Centrafrique : les chefs religieux appellent à la paix

Les responsables des communautés protestante, catholique et musulmane se sont rendus dans plusieurs capitales européennes pour demander un soutien militaire, politique et humanitaire. Ils se sont dits satisfaits de leur rencontre avec François Hollande.

es autorités religieuses de la République centrafricaine ont décidé d’unir leurs efforts pour tenter de mettre fin au cycle des violences qui déchirent le pays. Dans un Etat où les protestants représentent 45 % de la population, les catholiques 35% et les musulmans 15 %, les dirigeants des trois communautés ont choisi d’aller ensemble à la rencontre de leurs compatriotes pour prêcher l’apaisement et la réconciliation. Ils ont également entrepris une vaste tournée européenne pour demander le soutien des capitales visitées et plaider pour la mise en place d’une mission de l’ONU.

En l’absence du pasteur Nicolas Guerekoyamé-Gbangou, retenu en Centrafrique par les obsèques de sa fille, l’archevêque de Bangui, Dieudonné Nzapalainga, et l’imam Oumar Kobine Lamaya, président de la communauté islamique, ont été reçus par François Hollande, le 23 janvier, avant de répondre, le lendemain, aux questions de la presse diplomatique. Ils estiment avoir été entendus par le président français, dont ils attendaient la promesse d’accroître les forces militaires déployées à Bangui, ce qui sera fait grâce à l’aide de l’Union européenne, et de venir en aide à une population « prise en otage par des groupuscules », selon l’expression de l’archevêque de Bangui.

La rencontre des deux ecclésiastiques avec François Hollande a eu lieu le jour même de l’investiture de Catherine Samba-Panza, élue à la présidence transitoire du pays. Le président français a vu dans cette élection un « signe d’espoir », espoir que « la réconciliation va pouvoir s’engager » et que « la sécurité va pouvoir être progressivement rétablie ». L’archevêque de Bangui a souligné devant les journalistes la « crédibilité » de la nouvelle présidente, qui sera chargée de préparer des élections auxquelles elle ne pourra pas elle-même se présenter. Il a souhaité qu’elle bénéficie d’une aide financière importante, notamment pour payer les salaires, et « que le peuple se lève pour la soutenir ». Il a souligné l’urgence de reconstruire l’Etat.

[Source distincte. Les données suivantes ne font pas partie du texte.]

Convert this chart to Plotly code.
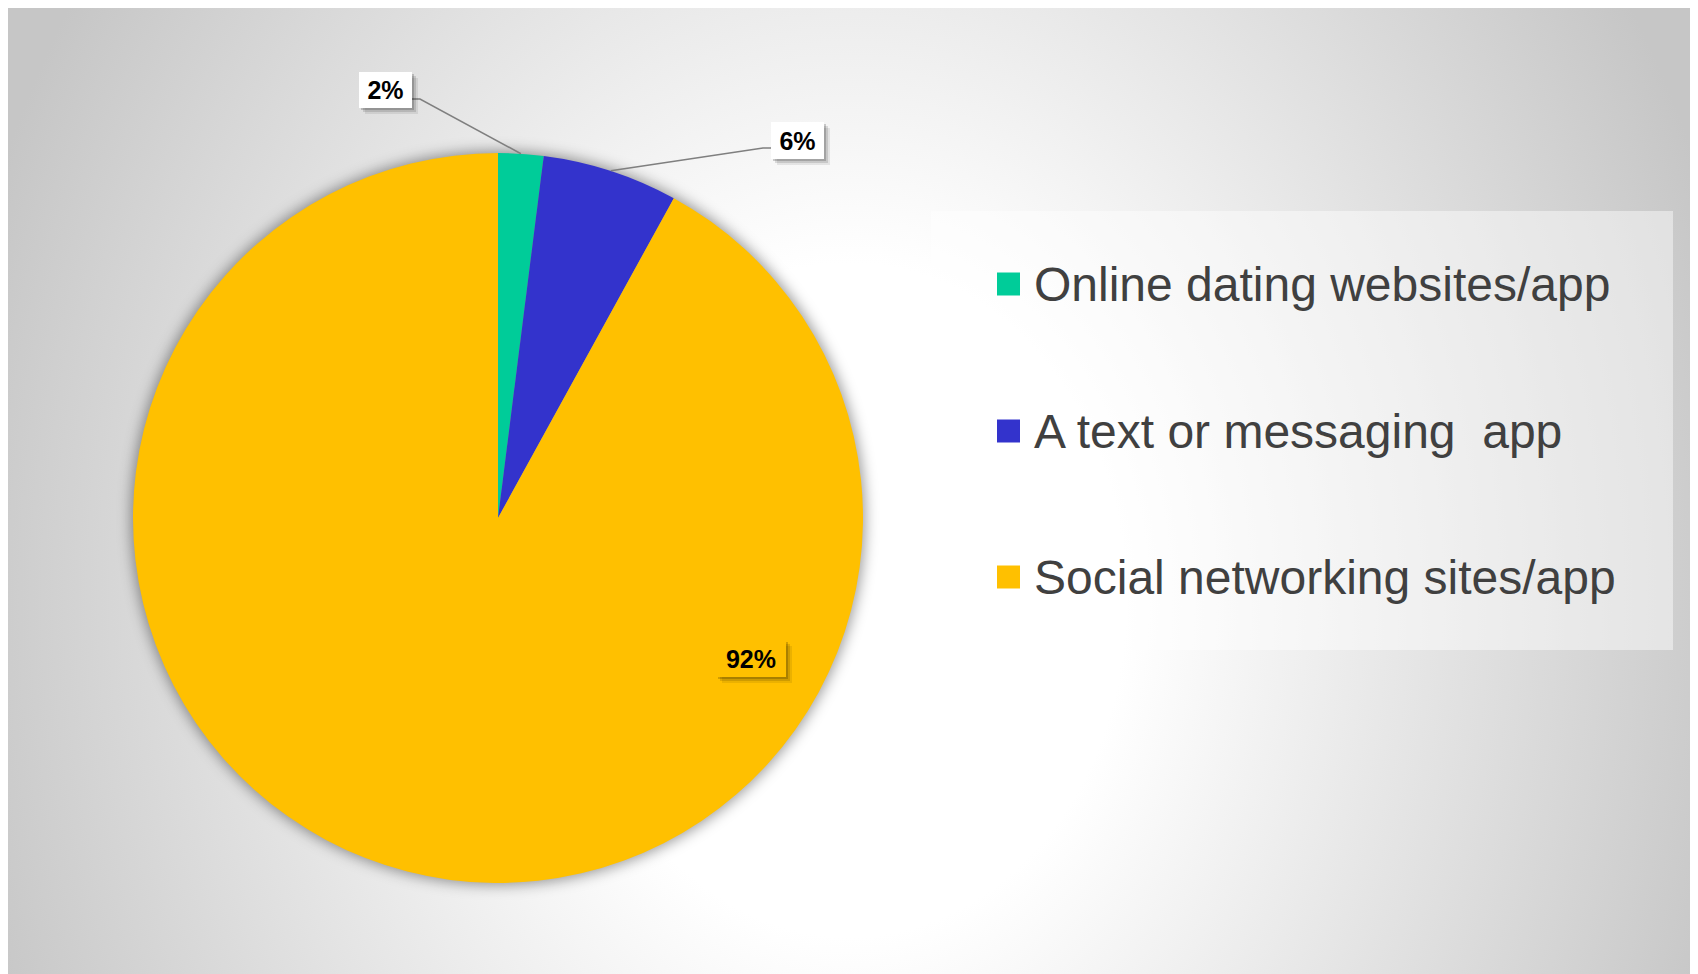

Les deux dirigeants religieux ont l’un et l’autre mis en cause les « mercenaires » venus du Tchad et du Soudan qui ont répandu la haine entre les communautés en instrumentalisant les musulmans. « Ce n’est pas la population dans son ensemble qui est responsable des massacres, mais des extrémistes », précise l’imam, qui a décrit son pays comme « une poudrière » et appelé au « désarmement ». L’archevêque exprime la crainte que la Centrafrique ne devienne un espace où affluent les islamistes radicaux sous prétexte de venir au secours des musulmans. Il insiste sur la nécessité de protéger la communauté musulmane.

Les deux hommes écartent l’hypothèse d’une partition du pays entre chrétiens et musulmans. Leur volonté, dit l’imam, est de « garantir l’intégrité du territoire centrafricain ». « Le conflit en Centrafrique, ajoute-t-il, n’est pas religieux. Nous ne voulons pas que les religions soient instrumentalisées pour provoquer un désastre dans le pays ». Les musulmans ne se sentent-ils pas délaissés par le pouvoir central ? « Si chacun devait prendre les armes pour que le pouvoir central s’occupe davantage de sa région, répond-il, le pays ne cesserait d’être embrasé ». L’archevêque a rappelé que les musulmans et chrétiens ont toujours vécu ensemble dans un Etat laïque. Pour lui, le principe numéro un, c’est la Constitution, ce n’est pas la religion. L’Etat a pour règle première la neutralité : il doit « protéger les deux communautés ». « Nous sommes tous soumis à la loi », dit-il en appelant à la formation d’une armée « républicaine », et non « clanique » ou « tribale ».

Les deux religieux envisagent-ils d’exercer une fonction politique dans la transition ? Non, disent-ils. Ce n’est pas notre rôle, souligne l’archevêque. « Nous sommes des bergers, nous avons des brebis à protéger, nous n’avons pas d’ambitions politiques », confirme l’imam. Faudra-t-il faire payer les coupables une fois la paix revenue ? « Ceux qui ont commis des fautes devront répondre de leurs actes », estime l’archevêque. L’imam parle de « vérité, justice et réconciliation ». Nous devons « chercher ce qui nous rassemble », dit-il encore, et non « ce qui nous divise ».